Split/merge partitions

  • If an instance of a view gets too large with respect to its storage or memory capacity, or overloaded in terms of CPU, it should be logically split. Similarly, if an instance drops to too low resource utilization, it should be logically merged.
  • The simplest procedure to split is to bring up two new instances, check their health, then delete the old instance. Similarly, the simplest procedure to merge is to bring up a new instance, check its health, then delete the old instances.
  • One could imagine a binary splitting algorithm, where each view instance would split in half, and a view instance could only be merged with its buddy. This might be OK for hash-spaces but would be too restrictive for key-spaces.
  • Another question is whether to make merge/split decisions at the level of single view instances, or to merge/split at the level of partitions, where multiple instances are logical replicas of the same key/hash-range.
    • While Akutan can cope with either one, the logical partitions with multiple replicas each may be simpler to reason about.
    • Treating each view instance independently may have advantages in case of heterogeneous deployments (for example, if some servers had larger disks than others).

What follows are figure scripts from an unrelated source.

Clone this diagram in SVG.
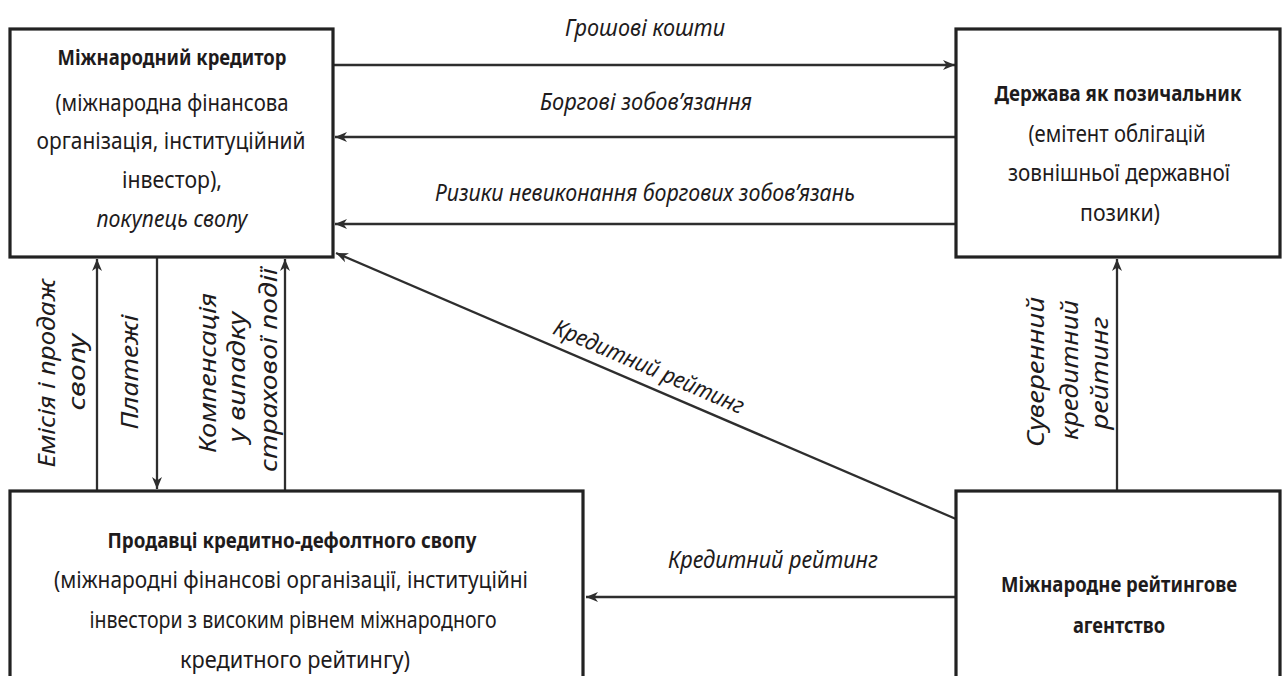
<svg xmlns="http://www.w3.org/2000/svg" width="1283" height="676" viewBox="0 0 1283 676">
<style>
.box{fill:#fff;stroke:#222;stroke-width:3.2}
.ln{fill:none;stroke:#2e2e2e;stroke-width:2.3}
text{font-family:"Noto Sans","Open Sans","Liberation Sans",sans-serif;font-size:23px;fill:#1e1b1c;text-anchor:middle}
.b{font-weight:bold;font-size:21px}
.i{font-style:italic}
</style>
<defs>
<marker id="ah" markerUnits="userSpaceOnUse" markerWidth="14" markerHeight="12" refX="12" refY="5" orient="auto" overflow="visible">
<path d="M0,0 L12,5 L0,10 L3.5,5 Z" fill="#2e2e2e"/>
</marker>
</defs>
<rect width="1283" height="676" fill="#fff"/>
<g id="connectors">
<line class="ln" x1="333" y1="65" x2="955" y2="65" marker-end="url(#ah)"/>
<line class="ln" x1="956" y1="137" x2="335" y2="137" marker-end="url(#ah)"/>
<line class="ln" x1="956" y1="224" x2="335" y2="224" marker-end="url(#ah)"/>
<line class="ln" x1="956" y1="519" x2="336" y2="253" marker-end="url(#ah)"/>
<line class="ln" x1="956" y1="597" x2="586" y2="597" marker-end="url(#ah)"/>
<line class="ln" x1="97" y1="490" x2="97" y2="259" marker-end="url(#ah)"/>
<line class="ln" x1="157" y1="258" x2="157" y2="489" marker-end="url(#ah)"/>
<line class="ln" x1="285" y1="490" x2="285" y2="259" marker-end="url(#ah)"/>
<line class="ln" x1="1117" y1="490" x2="1117" y2="259" marker-end="url(#ah)"/>
<text class="i" x="645" y="36" textLength="160" lengthAdjust="spacingAndGlyphs">Грошові кошти</text>
<text class="i" x="646" y="110" textLength="212" lengthAdjust="spacingAndGlyphs">Боргові зобов’язання</text>
<text class="i" x="645" y="201" textLength="420" lengthAdjust="spacingAndGlyphs">Ризики невиконання боргових зобов’язань</text>
<text class="i" transform="translate(646,374) rotate(23.2)" textLength="205" lengthAdjust="spacingAndGlyphs">Кредитний рейтинг</text>
<text class="i" x="773" y="568" textLength="210" lengthAdjust="spacingAndGlyphs">Кредитний рейтинг</text>
<text class="i" transform="translate(55,373) rotate(-90)" textLength="189" lengthAdjust="spacingAndGlyphs">Емісія і продаж</text>
<text class="i" transform="translate(85,372) rotate(-90)" textLength="77" lengthAdjust="spacingAndGlyphs">свопу</text>
<text class="i" transform="translate(138,372) rotate(-90)" textLength="115" lengthAdjust="spacingAndGlyphs">Платежі</text>
<text class="i" transform="translate(216,373) rotate(-90)" textLength="160" lengthAdjust="spacingAndGlyphs">Компенсація</text>
<text class="i" transform="translate(245,377) rotate(-90)" textLength="131" lengthAdjust="spacingAndGlyphs">у випадку</text>
<text class="i" transform="translate(277,370) rotate(-90)" textLength="204" lengthAdjust="spacingAndGlyphs">страхової події</text>
<text class="i" transform="translate(1044,372) rotate(-90)" textLength="150" lengthAdjust="spacingAndGlyphs">Суверенний</text>
<text class="i" transform="translate(1078,370) rotate(-90)" textLength="140" lengthAdjust="spacingAndGlyphs">кредитний</text>
<text class="i" transform="translate(1108,373) rotate(-90)" textLength="113" lengthAdjust="spacingAndGlyphs">рейтинг</text>
</g>
<g id="creditor">
<rect class="box" x="10" y="29" width="323" height="228"/>
<text class="b" x="172" y="65" textLength="229" lengthAdjust="spacingAndGlyphs">Міжнародний кредитор</text>
<text x="172" y="111" textLength="233" lengthAdjust="spacingAndGlyphs">(міжнародна фінансова</text>
<text x="171" y="149" textLength="269" lengthAdjust="spacingAndGlyphs">організація, інституційний</text>
<text x="172" y="188" textLength="100" lengthAdjust="spacingAndGlyphs">інвестор),</text>
<text class="i" x="172" y="227" textLength="151" lengthAdjust="spacingAndGlyphs">покупець свопу</text>
</g>
<g id="borrower">
<rect class="box" x="956" y="29" width="324" height="228"/>
<text class="b" x="1118" y="101" textLength="247" lengthAdjust="spacingAndGlyphs">Держава як позичальник</text>
<text x="1117" y="142" textLength="177" lengthAdjust="spacingAndGlyphs">(емітент облігацій</text>
<text x="1119" y="181" textLength="222" lengthAdjust="spacingAndGlyphs">зовнішньої державної</text>
<text x="1120" y="221" textLength="80" lengthAdjust="spacingAndGlyphs">позики)</text>
</g>
<g id="sellers">
<rect class="box" x="10" y="491" width="573" height="200"/>
<text class="b" x="292" y="548" textLength="369" lengthAdjust="spacingAndGlyphs">Продавці кредитно-дефолтного свопу</text>
<text x="291" y="588" textLength="474" lengthAdjust="spacingAndGlyphs">(міжнародні фінансові організації, інституційні</text>
<text x="293" y="628" textLength="407" lengthAdjust="spacingAndGlyphs">інвестори з високим рівнем міжнародного</text>
<text x="295" y="668" textLength="230" lengthAdjust="spacingAndGlyphs">кредитного рейтингу)</text>
</g>
<g id="agency">
<rect class="box" x="956" y="491" width="324" height="200"/>
<text class="b" x="1119" y="592" textLength="236" lengthAdjust="spacingAndGlyphs">Міжнародне рейтингове</text>
<text class="b" x="1119" y="633" textLength="92" lengthAdjust="spacingAndGlyphs">агентство</text>
</g>
</svg>
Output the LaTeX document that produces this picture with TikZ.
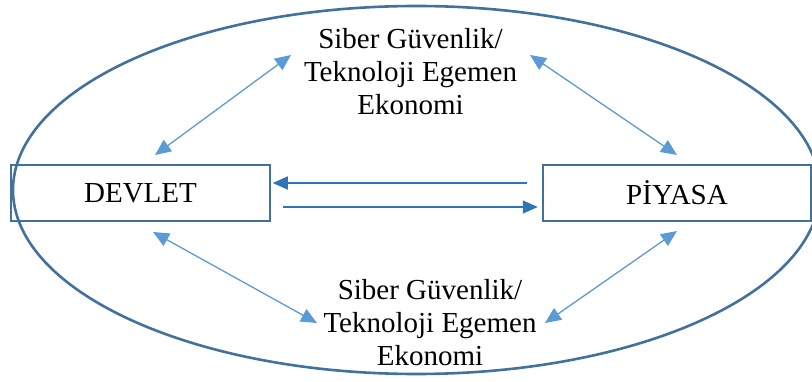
\documentclass[tikz,border=0pt]{standalone}
\usepackage{fontspec}
\setmainfont{Liberation Serif}
\usetikzlibrary{arrows.meta,calc}
\definecolor{ringblue}{HTML}{41719C}
\definecolor{darkarrow}{HTML}{2E75B6}
\definecolor{lightarrow}{HTML}{5B9BD5}
\tikzset{
  boxnode/.style={draw=ringblue, line width=2.5pt, minimum height=56pt, inner sep=0pt, font=\fontsize{29}{33}\selectfont},
  labelnode/.style={align=center, inner sep=0pt, font=\fontsize{29}{33}\selectfont},
  harrow/.style={draw=darkarrow, line width=1.5pt, -{Triangle[length=15pt,width=13pt]}},
  darrow/.style={draw=lightarrow, line width=1.3pt, {Triangle[length=16pt,width=14pt]}-{Triangle[length=16pt,width=14pt]}}
}
\begin{document}
\begin{tikzpicture}[x=1pt,y=-1pt]
\useasboundingbox (0,0) rectangle (812,382);
\begin{scope}
\clip (0,0) rectangle (812,382);
\draw[ringblue, line width=2.6pt] (416.5,190) ellipse [x radius=403.5, y radius=184];
\end{scope}
\node[boxnode, minimum width=259pt] (devlet) at (140.5,193) {DEVLET};
\node[boxnode, minimum width=268pt] (piyasa) at (677,193) {PİYASA};
\node[labelnode] (top) at (410.5,72) {Siber Güvenlik/\\Teknoloji Egemen\\Ekonomi};
\node[labelnode] (bot) at (430,322.5) {Siber Güvenlik/\\Teknoloji Egemen\\Ekonomi};
% horizontal connectors
\coordinate (hs1) at ($(piyasa.west)+(-15,-10)$);
\coordinate (he1) at ($(devlet.east)+(1.5,-10)$);
\coordinate (hs2) at ($(devlet.east)+(12,14)$);
\coordinate (he2) at ($(piyasa.west)+(-4,14)$);
\draw[harrow] (hs1) -- (he1);
\draw[harrow] (hs2) -- (he2);
% diagonal connectors
\coordinate (ul1) at (155,155);
\coordinate (ul2) at (291,55);
\coordinate (ur1) at (530,55);
\coordinate (ur2) at (677,155);
\coordinate (ll1) at (153,232);
\coordinate (ll2) at (317,323);
\coordinate (lr1) at (545,323);
\coordinate (lr2) at (677,231);
\draw[darrow] (ul1) -- (ul2);
\draw[darrow] (ur1) -- (ur2);
\draw[darrow] (ll1) -- (ll2);
\draw[darrow] (lr1) -- (lr2);
\end{tikzpicture}
\end{document}
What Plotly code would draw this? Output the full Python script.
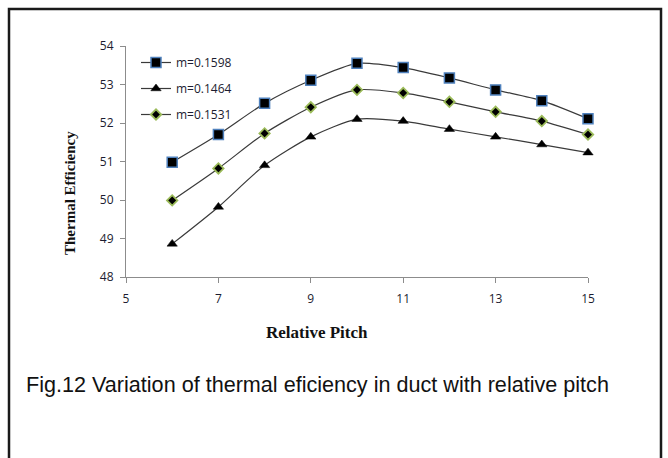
import plotly.graph_objects as go

# Relative pitch values and thermal efficiency for each mass flow rate
relative_pitch = [6, 7, 8, 9, 10, 11, 12, 13, 14, 15]
eff_m01598 = [50.98, 51.70, 52.51, 53.11, 53.55, 53.44, 53.17, 52.86, 52.58, 52.11]
eff_m01464 = [48.86, 49.82, 50.90, 51.64, 52.10, 52.05, 51.84, 51.64, 51.44, 51.23]
eff_m01531 = [49.99, 50.82, 51.73, 52.41, 52.86, 52.78, 52.55, 52.29, 52.05, 51.70]

series_names = ["m=0.1598", "m=0.1464", "m=0.1531"]
x_ticks = [5, 7, 9, 11, 13, 15]
y_ticks = [48, 49, 50, 51, 52, 53, 54]

line_style = dict(color="#3a3a3a", width=1.2, shape="spline", smoothing=0.7)
text_color = "#1c1c30"

fig = go.Figure()
fig.add_trace(go.Scatter(
    x=relative_pitch, y=eff_m01598, name=series_names[0], legendgroup="a",
    mode="lines+markers", line=line_style, cliponaxis=False,
    marker=dict(symbol="square", size=10, color="black",
                line=dict(color="#4f81bd", width=1.5)),
))
fig.add_trace(go.Scatter(
    x=relative_pitch, y=eff_m01464, name=series_names[1], legendgroup="b",
    mode="lines+markers", line=line_style, cliponaxis=False,
    marker=dict(symbol="triangle-up", size=9, color="black",
                line=dict(color="black", width=0.5)),
))
fig.add_trace(go.Scatter(
    x=relative_pitch, y=eff_m01531, name=series_names[2], legendgroup="c",
    mode="lines+markers", line=line_style, cliponaxis=False,
    marker=dict(symbol="diamond", size=8, color="black",
                line=dict(color="#9bbb59", width=1.8)),
))

# Plot area in pixels: x 126..588, y 46..277
L, R, T, B = 126, 588, 46, 277
W, H = 668, 458

def px_x(p):
    return (p - L) / (R - L)

def px_y(p):
    return (B - p) / (B - T)

fig.update_layout(
    width=W, height=H,
    margin=dict(l=L, r=W - R, t=T, b=H - B),
    paper_bgcolor="white", plot_bgcolor="white",
    showlegend=True,
    legend=dict(
        x=px_x(136), y=px_y(48), xanchor="left", yanchor="top",
        bgcolor="rgba(0,0,0,0)", font=dict(family="Open Sans", size=12, color=text_color),
        tracegroupgap=7, itemwidth=30,
    ),
    xaxis=dict(
        range=[5, 15], tickvals=x_ticks, showgrid=False, zeroline=False,
        showline=True, linecolor="#8c8c8c", linewidth=1,
        ticks="outside", ticklen=5, tickcolor="#8c8c8c", ticklabelstandoff=6,
        tickfont=dict(family="Open Sans", size=12, color=text_color),
    ),
    yaxis=dict(
        range=[48, 54], tickvals=y_ticks, showgrid=False, zeroline=False,
        showline=True, linecolor="#8c8c8c", linewidth=1,
        ticks="outside", ticklen=5, tickcolor="#8c8c8c", ticklabelstandoff=4,
        tickfont=dict(family="Open Sans", size=12, color=text_color),
    ),
)

# Axis titles
fig.add_annotation(
    text="<b>Relative Pitch</b>", xref="paper", yref="paper",
    x=px_x(317), y=px_y(332), xanchor="center", yanchor="middle", showarrow=False,
    font=dict(family="Liberation Serif", size=17, color="#111"),
)
fig.add_annotation(
    text="<b>Thermal Efficiency</b>", xref="paper", yref="paper", textangle=-90,
    x=px_x(70), y=px_y(193), xanchor="center", yanchor="middle", showarrow=False,
    font=dict(family="Liberation Serif", size=15, color="#111"),
)

# Frame around the figure panel (open at the bottom edge of the page)
fig.add_shape(type="path", xref="paper", yref="paper",
              path=f"M {px_x(9)} {px_y(470)} L {px_x(9)} {px_y(9)} L {px_x(661)} {px_y(9)} L {px_x(661)} {px_y(470)}",
              line=dict(color="#1a1a1a", width=2.5))

fig.add_annotation(
    text="Fig.12 Variation of thermal eficiency in duct with relative pitch",
    xref="paper", yref="paper", x=px_x(24), y=px_y(384),
    xanchor="left", yanchor="middle", showarrow=False,
    font=dict(family="Liberation Sans", size=21.6, color="#111"),
)

fig.write_html("out.html")
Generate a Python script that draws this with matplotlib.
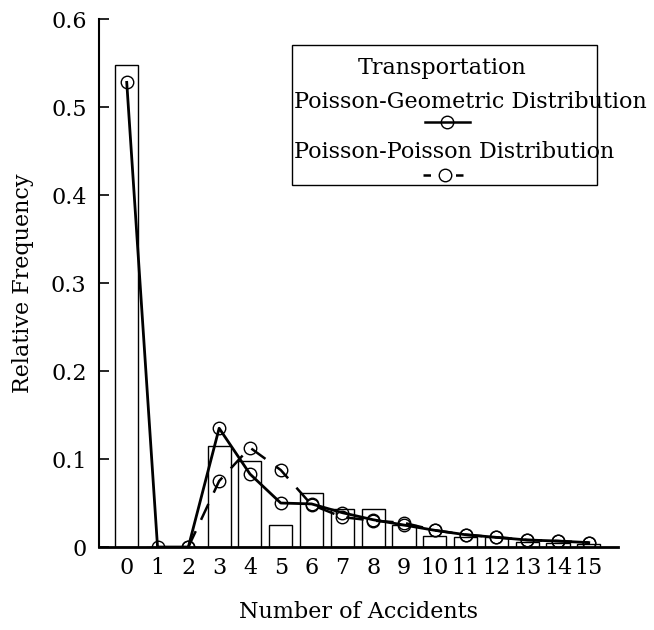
import numpy as np
import matplotlib.pyplot as plt
from matplotlib.patches import Rectangle

plt.rcParams['font.family'] = ['DejaVu Serif']

accidents = list(range(16))
observed = [0.548, 0.0, 0.0, 0.115, 0.098, 0.025, 0.061, 0.043, 0.043,
            0.025, 0.013, 0.011, 0.011, 0.006, 0.005, 0.003]
poisson_geometric = [0.528, 0.0, 0.0, 0.135, 0.083, 0.050, 0.049, 0.039, 0.031,
                     0.025, 0.019, 0.014, 0.011, 0.008, 0.0068, 0.005]
pp_x = list(range(2, 16))
poisson_poisson = [0.0, 0.075, 0.113, 0.0875, 0.048, 0.034, 0.030,
                   0.0275, 0.019, 0.014, 0.011, 0.008, 0.0068, 0.005]
tick_labels = [str(k) for k in accidents]

fig = plt.figure(figsize=(6.54, 6.3), dpi=100)
ax = fig.add_axes([0.1514, 0.1317, 0.7936, 0.8381])

ax.bar(accidents, observed, width=0.75, color='white', edgecolor='black', linewidth=1.0, zorder=1)
ax.plot(accidents, poisson_geometric, '-', color='black', lw=2.0, marker='o', ms=9,
        mfc='none', mec='black', mew=1.0, zorder=3)
ax.plot(pp_x, poisson_poisson, color='black', lw=1.8, dashes=(7, 5), marker='o', ms=9,
        mfc='none', mec='black', mew=1.0, zorder=2)

ax.set_xlim(-0.9, 15.95)
ax.set_ylim(0, 0.6)
ax.set_xticks(accidents)
ax.set_xticklabels(tick_labels)
ax.set_yticks([0, 0.1, 0.2, 0.3, 0.4, 0.5, 0.6])
ax.set_yticklabels(['0', '0.1', '0.2', '0.3', '0.4', '0.5', '0.6'])
ax.tick_params(axis='x', length=0, pad=7, labelsize=16)
ax.tick_params(axis='y', direction='in', length=7, width=1.2, pad=9, labelsize=16)
ax.spines['top'].set_visible(False)
ax.spines['right'].set_visible(False)
ax.spines['left'].set_linewidth(1.5)
ax.spines['bottom'].set_linewidth(2.0)

ax.set_xlabel('Number of Accidents', fontsize=16, labelpad=16)
ax.set_ylabel('Relative Frequency', fontsize=16, labelpad=12)

# hand-built legend box
tr = ax.transAxes
ax.add_patch(Rectangle((0.372, 0.686), 0.587, 0.265, transform=tr, fill=False,
                       edgecolor='black', lw=1.0, clip_on=False, zorder=4))
ax.text(0.661, 0.907, 'Transportation', transform=tr, ha='center', va='center', fontsize=16)
ax.text(0.376, 0.843, 'Poisson-Geometric Distribution', transform=tr, ha='left', va='center', fontsize=16)
ax.plot([0.628, 0.715], [0.805, 0.805], '-', color='black', lw=1.8, transform=tr, clip_on=False)
ax.plot([0.671], [0.805], 'o', ms=9, mfc='none', mec='black', mew=1.0, transform=tr, clip_on=False)
ax.text(0.376, 0.748, 'Poisson-Poisson Distribution', transform=tr, ha='left', va='center', fontsize=16)
ax.plot([0.624, 0.708], [0.705, 0.705], color='black', lw=1.8, dashes=(3, 10), transform=tr, clip_on=False)
ax.plot([0.667], [0.705], 'o', ms=9, mfc='none', mec='black', mew=1.0, transform=tr, clip_on=False)

fig.savefig('out.png', dpi=100)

Global Akutan Deployment Management

This section describes production scenarios where coordination is required across Akutan clusters in multiple datacenters that share a single log.

Truncate log prefix

  • The log can't grow forever because it has limited disk capacity. On occasion, it's necessary to delete a prefix of the log.
  • It's safe to delete a prefix of the log once that prefix has reached enough Disk Views (where it will persist).
  • It shouldn't be necessary to clean up the log too aggressively. We expect it to grow at a low rate relative to the disk capacity. It could cause extra work or availability gaps if the log is truncated too aggressively. Deleting the prefix every few minutes, a few minutes behind the maximum deletable index, would be reasonable.
  • It may be wise to back up the log prefix somewhere before deleting it, though that's only useful if it can be restored.
  • Each Akutan cluster should decide independently how much of the log can be discarded.
  • Then some global process should globally discard a prefix of the log that every (critical) Akutan cluster can tolerate losing.

Log entry version change

  • On rare occasions, it may be necessary to change the format of the entries in the log.
  • Each server image knows that it's capable of processing a log up to version N.
  • A server will start interpreting the log differently after seeing a log entry that says "update to version N+1". If the server does not support version N+1 at that point, it will crash.
  • So the first step will be rolling out a release globally.
  • Second, it'd be wise to confirm that all the critical servers (globally) support version N+1.
  • Once that check has passed, the system or an operator should write a log entry that says "update to version N+1".
  • This cannot be undone.

Conclusion

This document outlined a bunch of scenarios that Akutan's control plane would need to handle for a production deployment. Most of these are relatively straightforward thanks to Akutan's architecture, and we have identified only two scenarios that require cross-datacenter coordination.